- _Provided information_:
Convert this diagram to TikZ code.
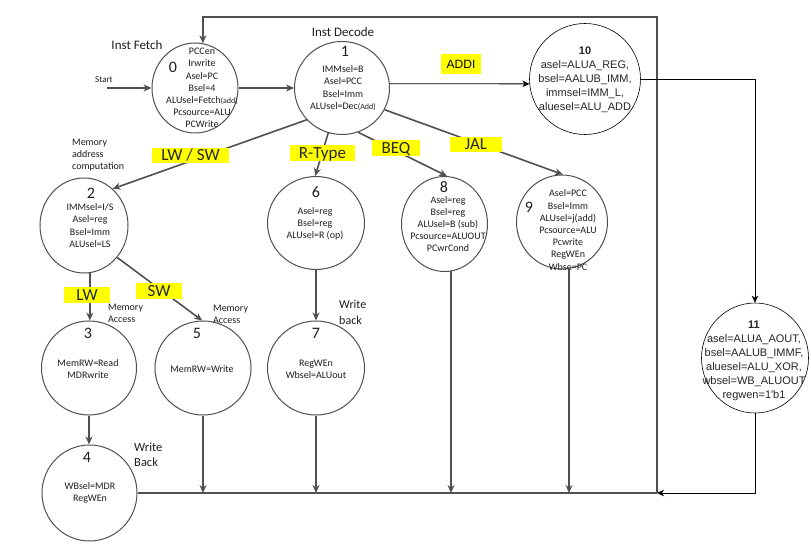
\documentclass[tikz,border=0pt]{standalone}
\usepackage{fontspec}
\setmainfont{Carlito}
\newfontfamily\arialf{Liberation Sans}
\usetikzlibrary{shapes.geometric,arrows.meta}
\definecolor{lgray}{RGB}{80,80,80}
\definecolor{txtgray}{RGB}{30,30,30}
\definecolor{hl}{RGB}{255,255,0}
\begin{document}
\begin{tikzpicture}[x=1pt,y=-1pt,
 st/.style={ellipse, draw=lgray, line width=1pt, inner sep=0pt},
 dst/.style={ellipse, draw=black, line width=0.6pt, inner sep=0pt},
 tx/.style={align=center, font=\fontsize{10}{12.2}\selectfont, text=txtgray, inner sep=0pt},
 num/.style={font=\fontsize{16}{16}\selectfont, text=txtgray, inner sep=0pt},
 dtx/.style={align=center, font=\arialf\fontsize{11}{14}\selectfont, text=black!85, inner sep=0pt},
 lbl/.style={align=left, anchor=west, text=txtgray, inner sep=0pt},
 hbox/.style={fill=hl, inner sep=0pt, text height=11pt, text depth=0pt, font=\fontsize{17}{17}\selectfont, text=black!85},
 gl/.style={draw=lgray, line width=1.6pt},
 garr/.style={gl, -{Stealth[length=8pt,width=7pt]}},
 barr/.style={draw=black, line width=0.8pt, -{Stealth[length=7pt,width=6.5pt,inset=2pt]}},
]
\useasboundingbox[fill=white] (0,0) rectangle (811,545);

% states
\node[st, minimum width=86pt, minimum height=90pt] (s0) at (195,88) {};
\node[st, minimum width=95pt, minimum height=93pt] (s1) at (342,88) {};
\node[dst, minimum width=111pt, minimum height=111pt] (s10) at (585,79) {};
\node[dst, minimum width=107pt, minimum height=110pt] (s11) at (755,358) {};
\node[st, minimum width=88pt, minimum height=95pt] (s2) at (84,225.5) {};
\node[st, minimum width=97pt, minimum height=93pt] (s6) at (316,223) {};
\node[st, minimum width=86pt, minimum height=95pt] (s8) at (444.5,224) {};
\node[st, minimum width=91pt, minimum height=94pt] (s9) at (562,222) {};
\node[st, minimum width=95pt, minimum height=94pt] (s3) at (89,368) {};
\node[st, minimum width=96pt, minimum height=94pt] (s5) at (203,368) {};
\node[st, minimum width=97pt, minimum height=94pt] (s7) at (316,368) {};
\node[st, minimum width=95pt, minimum height=96pt] (s4) at (89.5,493) {};

% state texts
\node[num] (n0) at (173,67) {0};
\node[tx] (t0) at (202,88) {PCCen\\Irwrite\\Asel=PC\\Bsel=4\\ALUsel=Fetch{\fontsize{8}{12}\selectfont(add)}\\Pcsource=ALU\\PCWrite};
\node[num] (n1) at (345,51) {1};
\node[tx] (t1) at (343,88) {IMMsel=B\\Asel=PCC\\Bsel=Imm\\ALUsel=Dec{\fontsize{8}{12}\selectfont(Add)}};
\node[num] (n2) at (91,193) {2};
\node[tx] (t2) at (90,225.5) {IMMsel=I/S\\Asel=reg\\Bsel=Imm\\ALUsel=LS};
\node[num] (n6) at (316,192) {6};
\node[tx] (t6) at (315,224) {Asel=reg\\Bsel=reg\\ALUsel=R (op)};
\node[num] (n8) at (444,187) {8};
\node[tx] (t8) at (448,224) {Asel=reg\\Bsel=reg\\ALUsel=B (sub)\\Pcsource=ALUOUT\\PCwrCond};
\node[num] (n9) at (529,207) {9};
\node[tx] (t9) at (568,230) {Asel=PCC\\Bsel=Imm\\ALUsel=j(add)\\Pcsource=ALU\\Pcwrite\\RegWEn\\Wbse=PC};
\node[num] (n3) at (88,333) {3};
\node[tx] (t3) at (88,369) {MemRW=Read\\MDRwrite};
\node[num] (n5) at (197,333) {5};
\node[tx] (t5) at (202,369) {MemRW=Write};
\node[num] (n7) at (316,333) {7};
\node[tx] (t7) at (316,369) {RegWEn\\Wbsel=ALUout};
\node[num] (n4) at (87,457) {4};
\node[tx] (t4) at (90,493) {WBsel=MDR\\RegWEn};
\node[dtx] (t10) at (585,80) {\textbf{10}\\asel=ALUA\_REG,\\bsel=AALUB\_IMM,\\immsel=IMM\_L,\\aluesel=ALU\_ADD};
\node[dtx] (t11) at (754,360.5) {\textbf{11}\\asel=ALUA\_AOUT,\\bsel=AALUB\_IMMF,\\aluesel=ALU\_XOR,\\wbsel=WB\_ALUOUT\\regwen=1\textquotesingle b1};

% plain labels
\node[text=txtgray, font=\fontsize{13}{13}\selectfont, inner sep=0pt] (lf) at (137,45) {Inst Fetch};
\node[text=txtgray, font=\fontsize{13}{13}\selectfont, inner sep=0pt] (ld) at (343,32) {Inst Decode};
\node[text=txtgray, font=\fontsize{9}{9}\selectfont, inner sep=0pt] (ls) at (104,80) {Start};
\node[lbl, font=\fontsize{10}{12}\selectfont] (lmac) at (72,155) {Memory\\address\\computation};
\node[lbl, font=\fontsize{10}{12}\selectfont] (lma3) at (108,313) {Memory\\Access};
\node[lbl, font=\fontsize{10}{12}\selectfont] (lma5) at (213,314) {Memory\\Access};
\node[lbl, font=\fontsize{12}{16}\selectfont] (lwb7) at (339,312) {Write\\back};
\node[lbl, font=\fontsize{12.5}{15}\selectfont] (lwb4) at (134,454.5) {Write\\Back};

% coordinates
\coordinate (st) at (107,88);
\coordinate (jr) at (657,493);
\coordinate (tr) at (657,17);
\coordinate (x8) at (451,300);
\coordinate (x9) at (569,300);

% connectors (gray, original)
\draw[garr] (st) -- (s0.west);
\draw[garr] (s0.east) -- (s1.west);
\draw[garr] (s1.222) -- (s2.52);
\draw[garr] (s1.253) -- (s6.91);
\draw[garr] (s1.290) -- (s8.87);
\draw[garr] (s1.333) -- (s9.89);
\draw[garr] (s2.277) -- (s2.277 |- s3.north);
\draw[garr] (s2.316) -- (s5.91);
\draw[garr] (s6.south) -- (s6.south |- s7.north);
\draw[garr] (s3.south) -- (s3.south |- s4.north);
\draw[garr] (s5.south) -- (s5.south |- jr);
\draw[garr] (s7.south) -- (s7.south |- jr);
\draw[garr] (x8 |- s8.278) -- (x8 |- jr);
\draw[garr] (x9 |- s9.279) -- (x9 |- jr);
\draw[gl] (s4.east) -- (jr);
\draw[garr] (jr) -- (tr) -| (s0.80);

% connectors (black, added)
\draw[barr] (s1.5) -- (s10.185);
\draw[barr] (s10.east) -| (s11.north);
\draw[barr] (s11.south) |- (jr);

% highlighted labels
\node[hbox, minimum width=77pt, minimum height=15pt] (hlwsw) at (190.5,155.5) {LW / SW};
\node[hbox, minimum width=65pt, minimum height=16pt] (hr) at (322.5,153) {R-Type};
\node[hbox, minimum width=48pt, minimum height=16pt] (hbeq) at (396,148) {BEQ};
\node[hbox, minimum width=52pt, minimum height=15pt] (hjal) at (476,144.5) {JAL};
\node[hbox, minimum width=46pt, minimum height=16pt] (hlw) at (87,295) {LW};
\node[hbox, minimum width=46pt, minimum height=16pt] (hsw) at (159,291) {SW};
\node[fill=hl, inner sep=0pt, minimum width=40pt, minimum height=20pt, font=\arialf\fontsize{12}{12}\selectfont, text=black] (haddi) at (461,64) {ADDI};
\end{tikzpicture}
\end{document}
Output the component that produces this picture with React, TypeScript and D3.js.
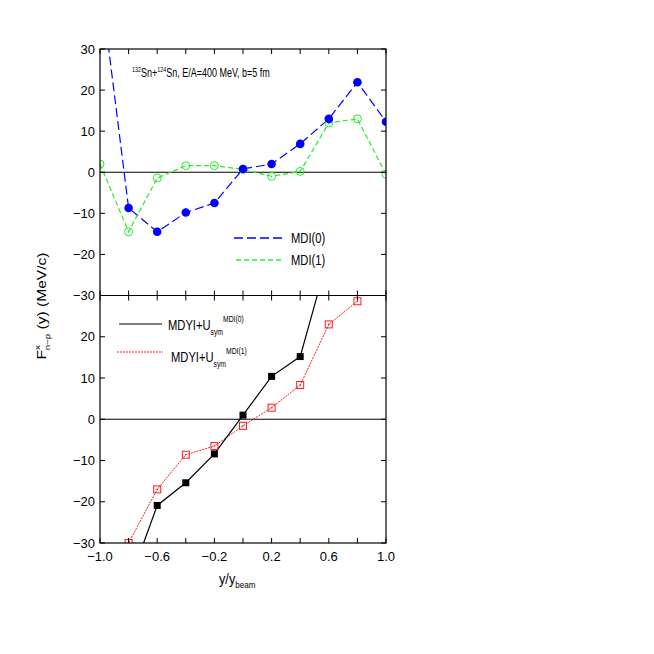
import React from "react";
import * as d3 from "d3";

const xs = [-1.0, -0.8, -0.6, -0.4, -0.2, 0.0, 0.2, 0.4, 0.6, 0.8, 1.0];
const mdi0 = [47, -8.7, -14.5, -9.8, -7.5, 0.8, 2.0, 6.9, 13.0, 21.9, 12.3];
const mdi1 = [2.0, -14.5, -1.4, 1.6, 1.6, 0.7, -1.0, 0.2, 12.0, 13.0, -0.5];
const xsBot0 = [-0.8, -0.6, -0.4, -0.2, 0.0, 0.2, 0.4, 0.6];
const mdyi0 = [-40, -20.9, -15.4, -8.4, 1.0, 10.4, 15.2, 40];
const xsBot1 = [-0.8, -0.6, -0.4, -0.2, 0.0, 0.2, 0.4, 0.6, 0.8];
const mdyi1 = [-30, -17.0, -8.6, -6.5, -1.6, 2.8, 8.3, 23.0, 28.6];
const xTickLabels = [-1.0, -0.6, -0.2, 0.2, 0.6, 1.0];
const xMinorTicks = [-1.0, -0.8, -0.6, -0.4, -0.2, 0.0, 0.2, 0.4, 0.6, 0.8, 1.0];
const topYTicks = [30, 20, 10, 0, -10, -20, -30];
const botYTicks = [20, 10, 0, -10, -20, -30];

const L = 100, R = 386, T = 49, M = 295.5, B = 543;
const FONT = "'Liberation Sans', Arial, sans-serif";
const BLUE = "#0000ff";
const GREEN = "#22ee22";
const RED = "#ff1a1a";

export default function App() {
  const x = d3.scaleLinear().domain([-1, 1]).range([L, R]);
  const yT = d3.scaleLinear().domain([-30, 30]).range([M, T]);
  const yB = d3.scaleLinear().domain([-30, 30]).range([B, M]);
  const lineT = d3.line<[number, number]>().x(d => x(d[0])).y(d => yT(d[1]));
  const lineB = d3.line<[number, number]>().x(d => x(d[0])).y(d => yB(d[1]));
  const fmt = (v: number) => (v < 0 ? "\u2212" : "") + Math.abs(v).toString();
  const fmtX = (v: number) => (v < 0 ? "\u2212" : "") + Math.abs(v).toFixed(1);
  const d0 = xs.map((v, i) => [v, mdi0[i]] as [number, number]);
  const d1 = xs.map((v, i) => [v, mdi1[i]] as [number, number]);
  const b0 = xsBot0.map((v, i) => [v, mdyi0[i]] as [number, number]);
  const b1 = xsBot1.map((v, i) => [v, mdyi1[i]] as [number, number]);
  const tk = 5;
  const sx = 0.8;
  return (
    <svg width={654} height={654} style={{ display: "block", position: "absolute", left: 0, top: 0 }} fontFamily={FONT}>
      <rect width={654} height={654} fill="white" />
      <defs>
        <clipPath id="cT"><rect x={L} y={T} width={R - L} height={M - T} /></clipPath>
        <clipPath id="cB"><rect x={L} y={M} width={R - L} height={B - M} /></clipPath>
      </defs>
      {/* zero lines */}
      <line x1={L} x2={R} y1={yT(0)} y2={yT(0)} stroke="black" strokeWidth={1.2} />
      <line x1={L} x2={R} y1={yB(0)} y2={yB(0)} stroke="black" strokeWidth={1.2} />
      {/* top panel data */}
      <g clipPath="url(#cT)">
        <path d={lineT(d0)!} fill="none" stroke={BLUE} strokeWidth={1.2} strokeDasharray="9,4" />
        <path d={lineT(d1)!} fill="none" stroke={GREEN} strokeWidth={1.2} strokeDasharray="5,3" />
        {d1.map((d, i) => (
          <circle key={"g" + i} cx={x(d[0])} cy={yT(d[1])} r={4} fill="none" stroke={GREEN} strokeWidth={1} />
        ))}
        {d0.map((d, i) => (
          <circle key={"b" + i} cx={x(d[0])} cy={yT(d[1])} r={4.3} fill={BLUE} />
        ))}
      </g>
      {/* bottom panel data */}
      <g clipPath="url(#cB)">
        <path d={lineB(b1)!} fill="none" stroke={RED} strokeWidth={1} strokeDasharray="2,1" />
        <path d={lineB(b0)!} fill="none" stroke="black" strokeWidth={1.2} />
        {b1.map((d, i) => (
          <g key={"r" + i}>
            <rect x={x(d[0]) - 3.5} y={yB(d[1]) - 3.5} width={7} height={7} fill="none" stroke={RED} strokeWidth={1} />
            <circle cx={x(d[0])} cy={yB(d[1])} r={0.8} fill={RED} />
          </g>
        ))}
        {b0.map((d, i) => (
          <rect key={"k" + i} x={x(d[0]) - 3.5} y={yB(d[1]) - 3.5} width={7} height={7} fill="black" />
        ))}
      </g>
      {/* frames */}
      <rect x={L} y={T} width={R - L} height={B - T} fill="none" stroke="black" strokeWidth={1.2} />
      <line x1={L} x2={R} y1={M} y2={M} stroke="black" strokeWidth={1.2} />
      {/* x ticks */}
      {xMinorTicks.map((v, i) => (
        <g key={"xt" + i} stroke="black" strokeWidth={1}>
          <line x1={x(v)} x2={x(v)} y1={T} y2={T + tk} />
          <line x1={x(v)} x2={x(v)} y1={M} y2={M - tk} />
          <line x1={x(v)} x2={x(v)} y1={M} y2={M + tk} />
          <line x1={x(v)} x2={x(v)} y1={B} y2={B - tk} />
        </g>
      ))}
      {xTickLabels.map((v, i) => (
        <text key={"xl" + i} x={x(v)} y={B + 18} fontSize={13} textAnchor="middle">{fmtX(v)}</text>
      ))}
      {/* y ticks */}
      {topYTicks.map((v, i) => (
        <g key={"yt" + i}>
          <line x1={L} x2={L + tk} y1={yT(v)} y2={yT(v)} stroke="black" />
          <line x1={R} x2={R - tk} y1={yT(v)} y2={yT(v)} stroke="black" />
          <text x={L - 5} y={yT(v) + 4.5} fontSize={13} textAnchor="end">{fmt(v)}</text>
        </g>
      ))}
      {botYTicks.map((v, i) => (
        <g key={"yb" + i}>
          <line x1={L} x2={L + tk} y1={yB(v)} y2={yB(v)} stroke="black" />
          <line x1={R} x2={R - tk} y1={yB(v)} y2={yB(v)} stroke="black" />
          <text x={L - 5} y={yB(v) + 4.5} fontSize={13} textAnchor="end">{fmt(v)}</text>
        </g>
      ))}
      {/* annotation */}
      <text transform={`translate(132,77) scale(0.72,1)`} fontSize={12.5}>
        <tspan fontSize={7.5} dy={-5}>132</tspan>
        <tspan dy={5}>Sn+</tspan>
        <tspan fontSize={7.5} dy={-5}>124</tspan>
        <tspan dy={5}>Sn, E/A=400 MeV, b=5 fm</tspan>
      </text>
      {/* top legend */}
      <line x1={234} x2={283} y1={238} y2={238} stroke={BLUE} strokeWidth={1.3} strokeDasharray="9,4" />
      <text transform={`translate(291,243) scale(${sx},1)`} fontSize={14}>MDI(0)</text>
      <line x1={236} x2={282} y1={260} y2={260} stroke={GREEN} strokeWidth={1.5} strokeDasharray="5,3" />
      <text transform={`translate(291,265) scale(${sx},1)`} fontSize={14}>MDI(1)</text>
      {/* bottom legend */}
      <line x1={119} x2={162} y1={324} y2={324} stroke="black" strokeWidth={1.2} />
      <text transform={`translate(168,330) scale(${sx},1)`} fontSize={14}>
        MDYI+U
        <tspan fontSize={8.5} dy={5}>sym</tspan>
        <tspan fontSize={8.5} dy={-13}>MDI(0)</tspan>
      </text>
      <line x1={117} x2={163} y1={352} y2={352} stroke={RED} strokeWidth={1.2} strokeDasharray="2,1" />
      <text transform={`translate(171,362) scale(${sx},1)`} fontSize={14}>
        MDYI+U
        <tspan fontSize={8.5} dy={5}>sym</tspan>
        <tspan fontSize={8.5} dy={-13}>MDI(1)</tspan>
      </text>
      {/* axis labels */}
      <text transform={`translate(219,584) scale(0.85,1)`} fontSize={15}>
        y/y<tspan fontSize={9.5} dy={4}>beam</tspan>
      </text>
      <text transform="translate(46,306) rotate(-90) scale(1.3,1)" fontSize={12} textAnchor="middle">
        F<tspan fontSize={7.5} dy={-6}>x</tspan>
        <tspan fontSize={7.5} dx={-4} dy={10}>n−p</tspan>
        <tspan dy={-4}> (y) (MeV/c)</tspan>
      </text>
    </svg>
  );
}
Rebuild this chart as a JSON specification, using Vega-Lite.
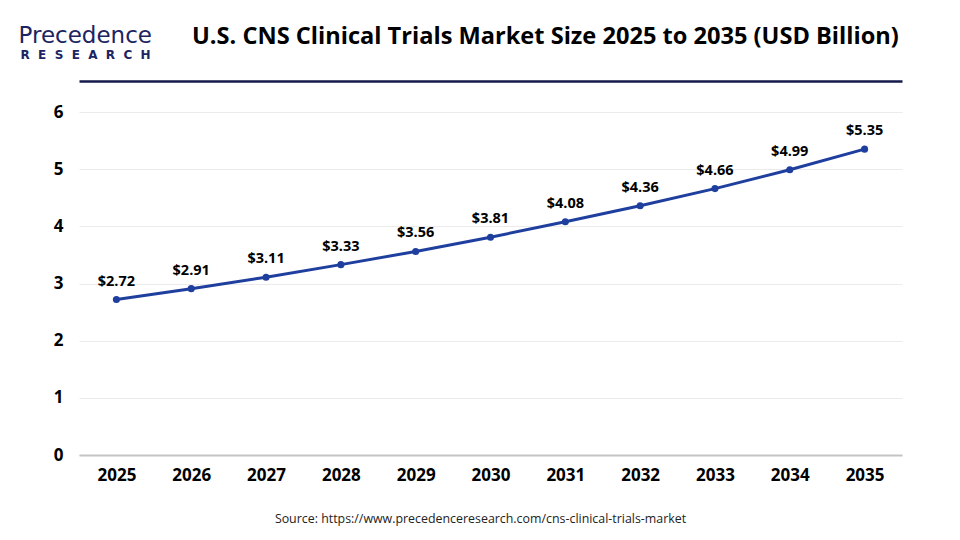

- _Directions_:
From the entries above, select each line containing the string "React".

- _Problem solution_:
Output the component that produces this picture with React, TypeScript and D3.js.
import React from "react";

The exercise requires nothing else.